EXERCISE OBJECTIVE >> Select from the records below every line that has the word "seaborn" in it.

RECORDS FOR THE TASK >>
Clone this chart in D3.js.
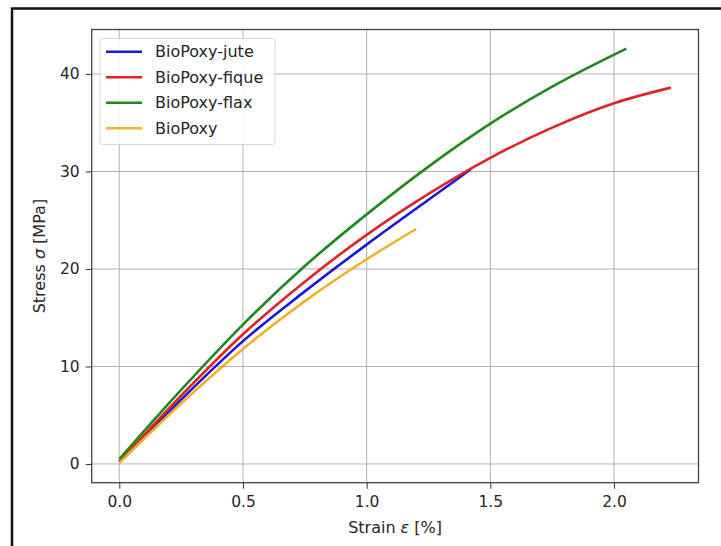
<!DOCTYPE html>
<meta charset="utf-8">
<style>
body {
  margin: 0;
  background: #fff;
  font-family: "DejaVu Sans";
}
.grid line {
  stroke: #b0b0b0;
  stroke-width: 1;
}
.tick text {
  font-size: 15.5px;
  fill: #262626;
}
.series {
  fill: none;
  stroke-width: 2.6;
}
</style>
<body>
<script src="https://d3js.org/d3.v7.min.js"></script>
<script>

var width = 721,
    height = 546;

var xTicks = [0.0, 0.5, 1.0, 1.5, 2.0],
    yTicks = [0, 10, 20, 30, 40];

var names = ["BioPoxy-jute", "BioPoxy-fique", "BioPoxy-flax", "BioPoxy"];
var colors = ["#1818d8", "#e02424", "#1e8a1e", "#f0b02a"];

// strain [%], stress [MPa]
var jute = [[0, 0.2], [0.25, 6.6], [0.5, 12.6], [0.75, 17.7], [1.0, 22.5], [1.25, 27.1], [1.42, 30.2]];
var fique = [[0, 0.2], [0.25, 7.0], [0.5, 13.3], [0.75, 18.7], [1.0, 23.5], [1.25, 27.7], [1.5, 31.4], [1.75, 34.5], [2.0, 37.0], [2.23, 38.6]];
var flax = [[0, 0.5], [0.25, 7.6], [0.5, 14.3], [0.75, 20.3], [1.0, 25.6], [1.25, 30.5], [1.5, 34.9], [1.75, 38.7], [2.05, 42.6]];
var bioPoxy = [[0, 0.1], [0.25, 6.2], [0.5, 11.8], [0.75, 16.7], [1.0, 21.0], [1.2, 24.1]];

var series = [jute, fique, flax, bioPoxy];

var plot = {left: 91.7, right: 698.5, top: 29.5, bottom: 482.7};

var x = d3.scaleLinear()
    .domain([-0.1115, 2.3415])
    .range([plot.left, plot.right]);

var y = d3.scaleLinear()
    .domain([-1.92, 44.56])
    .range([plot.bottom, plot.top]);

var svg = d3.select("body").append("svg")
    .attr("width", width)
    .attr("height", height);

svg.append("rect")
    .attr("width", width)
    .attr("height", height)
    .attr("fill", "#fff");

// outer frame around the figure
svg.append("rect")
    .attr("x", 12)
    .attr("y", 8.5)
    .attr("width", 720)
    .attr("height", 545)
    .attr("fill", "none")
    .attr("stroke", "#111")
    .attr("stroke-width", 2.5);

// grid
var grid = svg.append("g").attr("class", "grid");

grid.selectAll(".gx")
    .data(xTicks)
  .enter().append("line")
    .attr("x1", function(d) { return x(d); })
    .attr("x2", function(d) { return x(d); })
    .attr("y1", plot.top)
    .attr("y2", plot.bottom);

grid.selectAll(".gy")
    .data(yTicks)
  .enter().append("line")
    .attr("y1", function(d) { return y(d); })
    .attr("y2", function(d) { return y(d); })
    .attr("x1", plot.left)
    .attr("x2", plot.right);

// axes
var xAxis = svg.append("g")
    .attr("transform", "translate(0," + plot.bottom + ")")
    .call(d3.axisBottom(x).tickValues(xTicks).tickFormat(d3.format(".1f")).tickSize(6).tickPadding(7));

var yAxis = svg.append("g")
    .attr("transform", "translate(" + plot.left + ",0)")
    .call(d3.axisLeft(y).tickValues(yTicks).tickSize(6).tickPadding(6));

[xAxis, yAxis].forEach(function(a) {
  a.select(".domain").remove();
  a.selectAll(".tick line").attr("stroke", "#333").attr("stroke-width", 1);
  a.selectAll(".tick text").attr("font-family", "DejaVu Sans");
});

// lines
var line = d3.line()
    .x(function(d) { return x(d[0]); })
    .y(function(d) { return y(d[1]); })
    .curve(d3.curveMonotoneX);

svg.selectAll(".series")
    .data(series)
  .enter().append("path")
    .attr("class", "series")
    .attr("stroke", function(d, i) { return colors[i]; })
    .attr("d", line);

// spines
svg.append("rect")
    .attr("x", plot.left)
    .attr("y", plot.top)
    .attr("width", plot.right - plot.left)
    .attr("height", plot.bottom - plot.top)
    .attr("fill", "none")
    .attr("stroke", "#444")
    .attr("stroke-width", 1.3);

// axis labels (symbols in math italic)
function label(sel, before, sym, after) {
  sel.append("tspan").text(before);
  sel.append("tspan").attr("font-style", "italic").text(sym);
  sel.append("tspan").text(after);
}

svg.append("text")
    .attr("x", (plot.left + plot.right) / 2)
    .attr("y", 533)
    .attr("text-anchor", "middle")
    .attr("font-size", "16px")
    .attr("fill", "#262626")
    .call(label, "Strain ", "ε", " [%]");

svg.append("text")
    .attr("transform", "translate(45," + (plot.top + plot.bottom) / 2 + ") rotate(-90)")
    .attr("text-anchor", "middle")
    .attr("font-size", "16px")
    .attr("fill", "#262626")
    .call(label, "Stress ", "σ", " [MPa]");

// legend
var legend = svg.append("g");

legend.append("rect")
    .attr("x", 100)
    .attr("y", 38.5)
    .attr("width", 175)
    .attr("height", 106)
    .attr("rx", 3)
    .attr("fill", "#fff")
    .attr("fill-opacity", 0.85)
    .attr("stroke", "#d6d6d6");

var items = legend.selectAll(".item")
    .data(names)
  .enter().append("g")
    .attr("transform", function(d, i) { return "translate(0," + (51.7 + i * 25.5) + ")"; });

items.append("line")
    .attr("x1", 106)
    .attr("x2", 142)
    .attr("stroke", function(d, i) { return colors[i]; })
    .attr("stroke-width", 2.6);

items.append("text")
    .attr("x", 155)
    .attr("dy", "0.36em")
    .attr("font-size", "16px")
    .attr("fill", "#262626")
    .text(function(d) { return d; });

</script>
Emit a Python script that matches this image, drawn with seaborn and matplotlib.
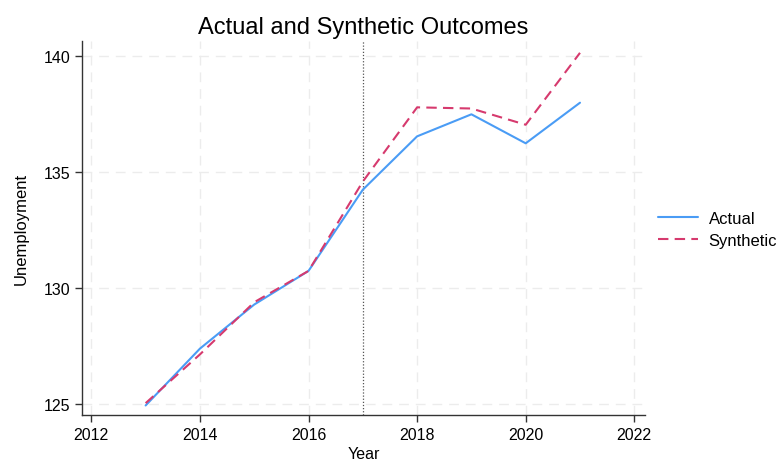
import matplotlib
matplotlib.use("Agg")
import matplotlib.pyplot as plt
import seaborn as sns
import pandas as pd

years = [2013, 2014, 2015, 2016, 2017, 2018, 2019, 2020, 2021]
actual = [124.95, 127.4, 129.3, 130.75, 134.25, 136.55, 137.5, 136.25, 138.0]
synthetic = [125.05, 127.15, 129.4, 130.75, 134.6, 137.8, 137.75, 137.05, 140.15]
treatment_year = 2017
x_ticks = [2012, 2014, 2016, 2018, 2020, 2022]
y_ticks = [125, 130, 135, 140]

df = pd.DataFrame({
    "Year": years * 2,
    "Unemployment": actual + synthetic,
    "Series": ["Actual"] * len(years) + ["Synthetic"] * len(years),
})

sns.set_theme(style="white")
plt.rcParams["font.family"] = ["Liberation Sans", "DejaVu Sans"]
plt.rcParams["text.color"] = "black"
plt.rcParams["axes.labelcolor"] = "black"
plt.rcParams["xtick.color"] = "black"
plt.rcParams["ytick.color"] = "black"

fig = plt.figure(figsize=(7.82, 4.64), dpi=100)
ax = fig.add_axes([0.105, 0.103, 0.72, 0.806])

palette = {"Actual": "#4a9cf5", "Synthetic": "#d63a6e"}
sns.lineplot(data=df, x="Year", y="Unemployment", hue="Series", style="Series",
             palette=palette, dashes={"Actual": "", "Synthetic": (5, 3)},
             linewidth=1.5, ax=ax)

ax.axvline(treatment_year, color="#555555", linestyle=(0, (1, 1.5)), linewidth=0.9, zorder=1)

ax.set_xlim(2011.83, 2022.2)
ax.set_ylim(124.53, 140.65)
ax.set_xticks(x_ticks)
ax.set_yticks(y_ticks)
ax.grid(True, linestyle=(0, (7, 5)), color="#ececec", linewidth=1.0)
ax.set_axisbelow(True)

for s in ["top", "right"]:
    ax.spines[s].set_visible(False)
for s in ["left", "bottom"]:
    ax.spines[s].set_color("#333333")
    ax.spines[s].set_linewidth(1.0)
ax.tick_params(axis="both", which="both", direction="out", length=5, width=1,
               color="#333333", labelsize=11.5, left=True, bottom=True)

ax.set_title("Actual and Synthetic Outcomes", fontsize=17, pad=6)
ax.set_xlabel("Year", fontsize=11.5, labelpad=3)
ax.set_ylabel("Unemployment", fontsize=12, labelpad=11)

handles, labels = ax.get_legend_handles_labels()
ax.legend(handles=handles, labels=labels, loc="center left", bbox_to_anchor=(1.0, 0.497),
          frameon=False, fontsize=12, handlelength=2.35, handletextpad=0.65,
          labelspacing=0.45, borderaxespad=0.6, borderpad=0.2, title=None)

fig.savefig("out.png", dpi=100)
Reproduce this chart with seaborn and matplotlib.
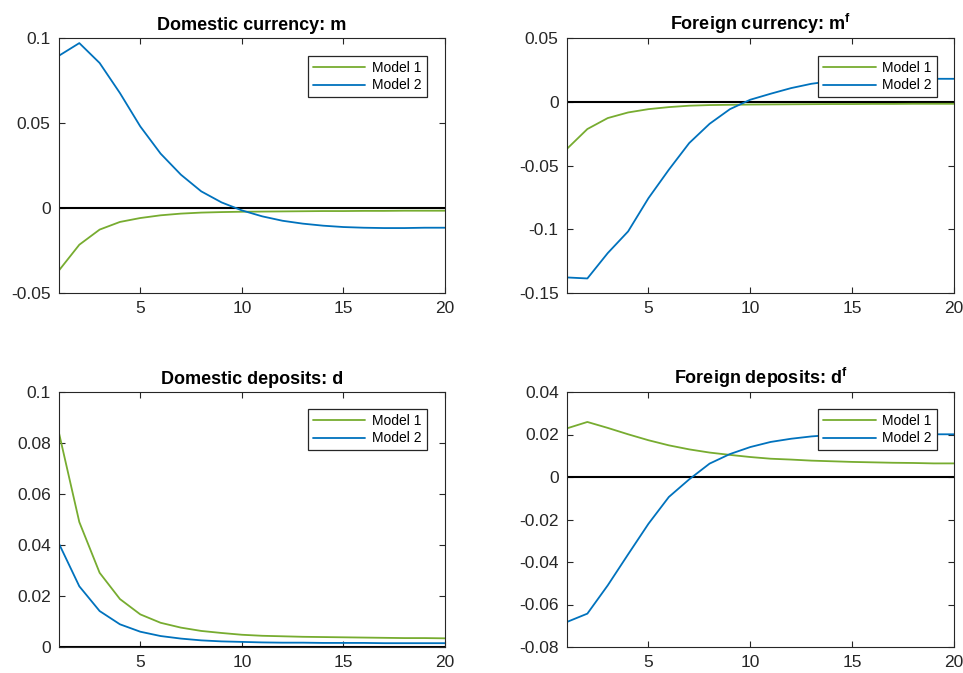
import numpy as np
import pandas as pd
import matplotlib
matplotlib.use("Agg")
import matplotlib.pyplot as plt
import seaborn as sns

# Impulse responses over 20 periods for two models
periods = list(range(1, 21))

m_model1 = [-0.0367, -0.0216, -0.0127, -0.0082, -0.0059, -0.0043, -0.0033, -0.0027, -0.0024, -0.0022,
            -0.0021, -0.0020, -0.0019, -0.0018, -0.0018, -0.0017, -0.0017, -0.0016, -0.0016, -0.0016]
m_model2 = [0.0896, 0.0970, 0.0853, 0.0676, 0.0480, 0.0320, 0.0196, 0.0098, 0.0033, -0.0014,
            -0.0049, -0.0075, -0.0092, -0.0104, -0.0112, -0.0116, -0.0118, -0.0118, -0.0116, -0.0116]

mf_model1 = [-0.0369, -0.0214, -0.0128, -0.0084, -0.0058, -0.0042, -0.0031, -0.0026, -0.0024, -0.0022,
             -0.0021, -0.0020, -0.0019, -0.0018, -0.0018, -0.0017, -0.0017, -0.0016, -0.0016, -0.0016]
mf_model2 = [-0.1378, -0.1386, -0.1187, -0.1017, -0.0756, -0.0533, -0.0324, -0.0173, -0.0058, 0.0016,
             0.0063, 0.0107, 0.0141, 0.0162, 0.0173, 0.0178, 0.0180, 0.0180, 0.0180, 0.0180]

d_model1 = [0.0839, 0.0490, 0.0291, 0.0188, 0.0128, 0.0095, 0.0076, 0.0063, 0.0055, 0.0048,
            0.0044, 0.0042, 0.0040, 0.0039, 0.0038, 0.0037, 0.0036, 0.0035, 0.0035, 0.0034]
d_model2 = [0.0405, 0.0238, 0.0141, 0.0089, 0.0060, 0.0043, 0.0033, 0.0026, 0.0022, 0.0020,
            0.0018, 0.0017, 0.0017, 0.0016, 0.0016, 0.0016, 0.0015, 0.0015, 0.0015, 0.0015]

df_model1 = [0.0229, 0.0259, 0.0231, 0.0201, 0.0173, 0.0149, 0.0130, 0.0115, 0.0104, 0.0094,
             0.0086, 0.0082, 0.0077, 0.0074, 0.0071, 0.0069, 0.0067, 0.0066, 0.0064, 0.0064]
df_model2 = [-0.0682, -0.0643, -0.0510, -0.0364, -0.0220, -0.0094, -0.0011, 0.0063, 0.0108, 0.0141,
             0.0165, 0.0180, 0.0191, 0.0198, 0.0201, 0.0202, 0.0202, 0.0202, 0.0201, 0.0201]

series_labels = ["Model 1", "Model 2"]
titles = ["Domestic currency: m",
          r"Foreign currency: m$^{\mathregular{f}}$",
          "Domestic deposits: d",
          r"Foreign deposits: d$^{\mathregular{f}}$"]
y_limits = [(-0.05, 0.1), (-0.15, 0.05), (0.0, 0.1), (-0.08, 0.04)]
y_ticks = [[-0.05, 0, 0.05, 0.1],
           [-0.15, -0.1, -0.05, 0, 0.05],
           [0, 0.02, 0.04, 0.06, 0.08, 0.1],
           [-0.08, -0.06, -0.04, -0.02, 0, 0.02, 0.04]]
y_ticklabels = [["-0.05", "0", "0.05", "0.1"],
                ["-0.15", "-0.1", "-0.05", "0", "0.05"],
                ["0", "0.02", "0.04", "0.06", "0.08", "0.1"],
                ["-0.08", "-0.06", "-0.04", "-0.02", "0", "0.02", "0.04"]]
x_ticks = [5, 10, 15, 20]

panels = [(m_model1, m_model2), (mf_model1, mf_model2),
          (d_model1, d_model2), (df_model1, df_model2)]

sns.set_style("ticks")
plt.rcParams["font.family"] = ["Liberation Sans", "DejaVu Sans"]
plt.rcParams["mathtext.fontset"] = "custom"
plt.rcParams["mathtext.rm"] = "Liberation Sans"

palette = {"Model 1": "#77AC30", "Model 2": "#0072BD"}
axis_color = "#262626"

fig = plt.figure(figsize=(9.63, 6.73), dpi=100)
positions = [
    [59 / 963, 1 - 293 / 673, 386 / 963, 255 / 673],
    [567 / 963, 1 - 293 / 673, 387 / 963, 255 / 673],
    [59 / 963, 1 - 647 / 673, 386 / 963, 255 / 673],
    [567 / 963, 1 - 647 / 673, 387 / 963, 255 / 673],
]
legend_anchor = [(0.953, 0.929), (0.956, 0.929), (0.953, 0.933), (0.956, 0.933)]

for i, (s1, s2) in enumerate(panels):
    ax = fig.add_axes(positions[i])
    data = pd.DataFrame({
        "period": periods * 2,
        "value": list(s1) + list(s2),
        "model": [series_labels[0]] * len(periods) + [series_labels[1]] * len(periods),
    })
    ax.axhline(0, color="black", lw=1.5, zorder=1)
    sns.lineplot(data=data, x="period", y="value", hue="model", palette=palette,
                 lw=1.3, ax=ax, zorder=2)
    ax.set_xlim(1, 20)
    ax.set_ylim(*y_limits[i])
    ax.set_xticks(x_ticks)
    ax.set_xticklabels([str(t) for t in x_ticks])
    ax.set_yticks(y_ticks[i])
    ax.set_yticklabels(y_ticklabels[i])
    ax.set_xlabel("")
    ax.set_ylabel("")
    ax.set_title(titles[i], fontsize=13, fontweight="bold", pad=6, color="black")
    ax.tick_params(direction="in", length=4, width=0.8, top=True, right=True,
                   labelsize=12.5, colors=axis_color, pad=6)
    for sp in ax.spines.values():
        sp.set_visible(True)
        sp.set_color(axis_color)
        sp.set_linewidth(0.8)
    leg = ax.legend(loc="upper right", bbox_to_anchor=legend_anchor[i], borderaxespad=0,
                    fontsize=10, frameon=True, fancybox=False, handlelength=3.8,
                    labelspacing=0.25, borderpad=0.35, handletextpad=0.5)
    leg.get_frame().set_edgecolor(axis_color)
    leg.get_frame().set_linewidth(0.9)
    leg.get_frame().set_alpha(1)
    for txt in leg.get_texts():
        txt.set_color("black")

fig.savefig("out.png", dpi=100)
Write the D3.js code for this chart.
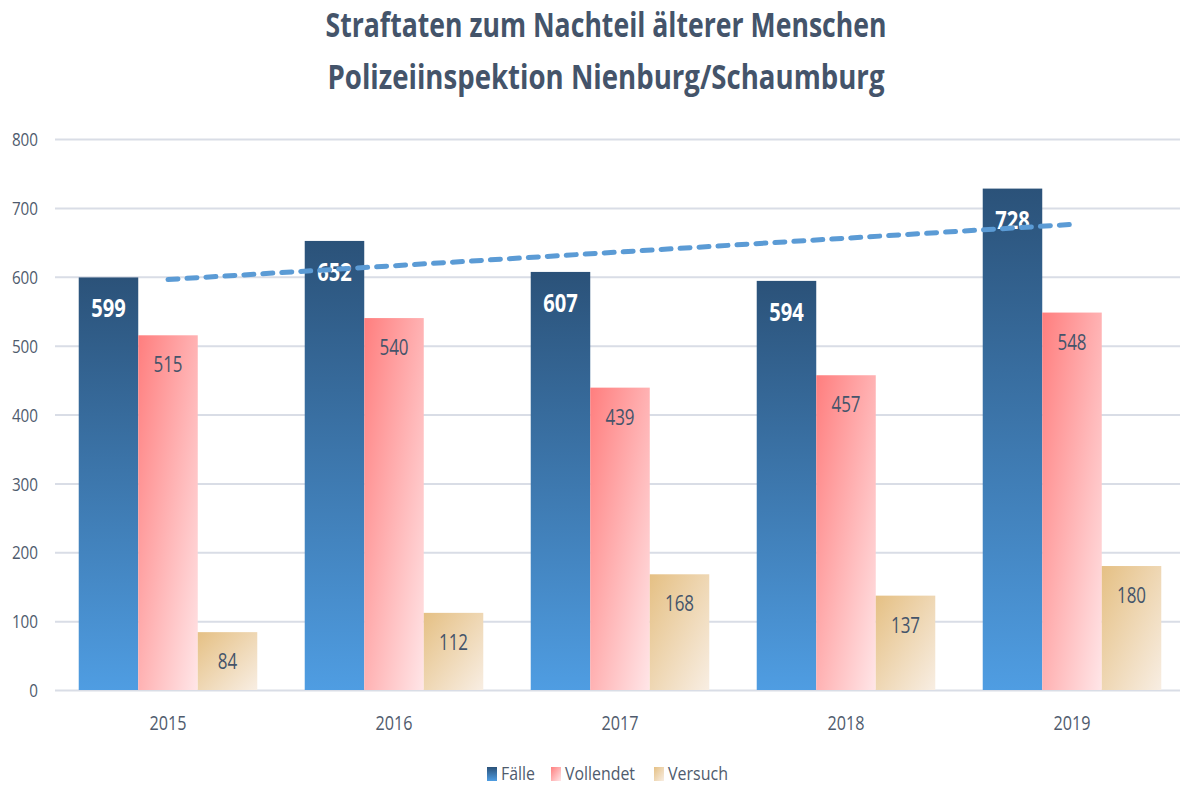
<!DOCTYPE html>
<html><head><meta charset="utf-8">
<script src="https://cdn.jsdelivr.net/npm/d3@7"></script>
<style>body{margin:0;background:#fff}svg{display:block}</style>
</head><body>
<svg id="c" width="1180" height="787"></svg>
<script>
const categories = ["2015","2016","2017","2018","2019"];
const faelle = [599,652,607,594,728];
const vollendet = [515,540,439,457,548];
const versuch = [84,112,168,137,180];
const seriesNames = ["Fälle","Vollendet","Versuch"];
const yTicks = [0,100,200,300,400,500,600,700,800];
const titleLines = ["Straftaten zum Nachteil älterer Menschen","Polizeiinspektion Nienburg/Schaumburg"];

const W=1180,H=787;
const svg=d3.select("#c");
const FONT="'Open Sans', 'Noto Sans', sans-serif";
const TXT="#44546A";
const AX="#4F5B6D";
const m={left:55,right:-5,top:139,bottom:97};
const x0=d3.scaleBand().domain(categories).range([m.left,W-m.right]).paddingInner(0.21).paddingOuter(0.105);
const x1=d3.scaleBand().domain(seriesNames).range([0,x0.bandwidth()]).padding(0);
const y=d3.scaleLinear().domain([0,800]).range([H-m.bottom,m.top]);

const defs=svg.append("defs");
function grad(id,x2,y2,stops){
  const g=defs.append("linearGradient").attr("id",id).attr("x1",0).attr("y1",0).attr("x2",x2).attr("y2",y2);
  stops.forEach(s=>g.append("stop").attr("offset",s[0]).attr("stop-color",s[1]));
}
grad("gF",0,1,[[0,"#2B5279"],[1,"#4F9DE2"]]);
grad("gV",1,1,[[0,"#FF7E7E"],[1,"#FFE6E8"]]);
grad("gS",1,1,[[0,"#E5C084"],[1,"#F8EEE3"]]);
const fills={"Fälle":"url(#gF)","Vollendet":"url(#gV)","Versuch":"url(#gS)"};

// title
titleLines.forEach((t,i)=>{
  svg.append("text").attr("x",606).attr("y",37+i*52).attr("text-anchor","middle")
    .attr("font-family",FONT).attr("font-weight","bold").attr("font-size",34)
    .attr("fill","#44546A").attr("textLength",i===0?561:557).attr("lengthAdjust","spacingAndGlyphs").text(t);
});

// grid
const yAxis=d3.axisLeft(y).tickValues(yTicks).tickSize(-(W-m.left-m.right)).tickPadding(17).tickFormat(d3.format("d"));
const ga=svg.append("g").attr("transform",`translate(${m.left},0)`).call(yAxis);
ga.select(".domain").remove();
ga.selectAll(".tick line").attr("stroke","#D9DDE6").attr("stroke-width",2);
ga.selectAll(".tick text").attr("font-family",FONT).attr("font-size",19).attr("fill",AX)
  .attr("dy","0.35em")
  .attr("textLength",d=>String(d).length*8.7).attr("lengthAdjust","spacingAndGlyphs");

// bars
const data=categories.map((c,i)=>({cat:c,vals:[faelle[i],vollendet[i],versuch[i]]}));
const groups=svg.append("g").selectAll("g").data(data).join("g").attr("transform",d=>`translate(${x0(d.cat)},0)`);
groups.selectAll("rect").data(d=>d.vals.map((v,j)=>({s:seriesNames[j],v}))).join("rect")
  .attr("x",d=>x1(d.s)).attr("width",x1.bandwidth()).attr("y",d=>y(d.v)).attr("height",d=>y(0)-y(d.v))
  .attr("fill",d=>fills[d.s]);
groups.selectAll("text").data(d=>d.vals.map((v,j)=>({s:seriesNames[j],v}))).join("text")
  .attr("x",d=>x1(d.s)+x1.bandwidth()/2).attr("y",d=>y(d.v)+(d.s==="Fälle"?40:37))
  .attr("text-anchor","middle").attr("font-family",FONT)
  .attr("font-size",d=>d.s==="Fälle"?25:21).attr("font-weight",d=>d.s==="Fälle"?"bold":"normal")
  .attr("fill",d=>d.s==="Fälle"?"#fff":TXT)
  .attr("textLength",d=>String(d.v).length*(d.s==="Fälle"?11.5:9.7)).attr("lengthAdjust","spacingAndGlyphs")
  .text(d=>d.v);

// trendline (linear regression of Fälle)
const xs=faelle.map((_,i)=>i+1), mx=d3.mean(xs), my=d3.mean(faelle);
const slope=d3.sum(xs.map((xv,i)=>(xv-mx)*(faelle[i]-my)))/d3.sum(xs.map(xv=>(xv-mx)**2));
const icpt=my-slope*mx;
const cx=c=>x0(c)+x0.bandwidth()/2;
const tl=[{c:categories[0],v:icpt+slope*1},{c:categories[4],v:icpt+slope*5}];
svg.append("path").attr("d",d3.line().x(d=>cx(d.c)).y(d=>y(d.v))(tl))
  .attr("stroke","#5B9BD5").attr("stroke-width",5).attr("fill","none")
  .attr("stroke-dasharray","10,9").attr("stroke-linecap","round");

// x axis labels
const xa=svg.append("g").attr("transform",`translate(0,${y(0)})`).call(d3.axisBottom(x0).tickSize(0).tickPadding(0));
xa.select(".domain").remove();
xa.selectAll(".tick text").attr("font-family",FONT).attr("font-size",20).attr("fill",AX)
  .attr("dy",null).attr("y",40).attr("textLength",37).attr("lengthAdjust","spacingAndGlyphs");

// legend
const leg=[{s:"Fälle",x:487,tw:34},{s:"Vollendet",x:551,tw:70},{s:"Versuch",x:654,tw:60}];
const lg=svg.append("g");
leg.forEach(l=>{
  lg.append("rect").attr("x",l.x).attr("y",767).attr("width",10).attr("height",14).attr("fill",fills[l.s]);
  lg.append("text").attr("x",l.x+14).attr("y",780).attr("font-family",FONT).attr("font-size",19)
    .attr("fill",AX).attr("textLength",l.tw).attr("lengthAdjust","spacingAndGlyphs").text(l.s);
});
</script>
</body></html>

ANSWER TO THE EXERCISE >>
Emit a Python script that matches this image, drawn with seaborn and matplotlib.
import seaborn as sns
Reproduce this chart with seaborn and matplotlib.
import seaborn as sns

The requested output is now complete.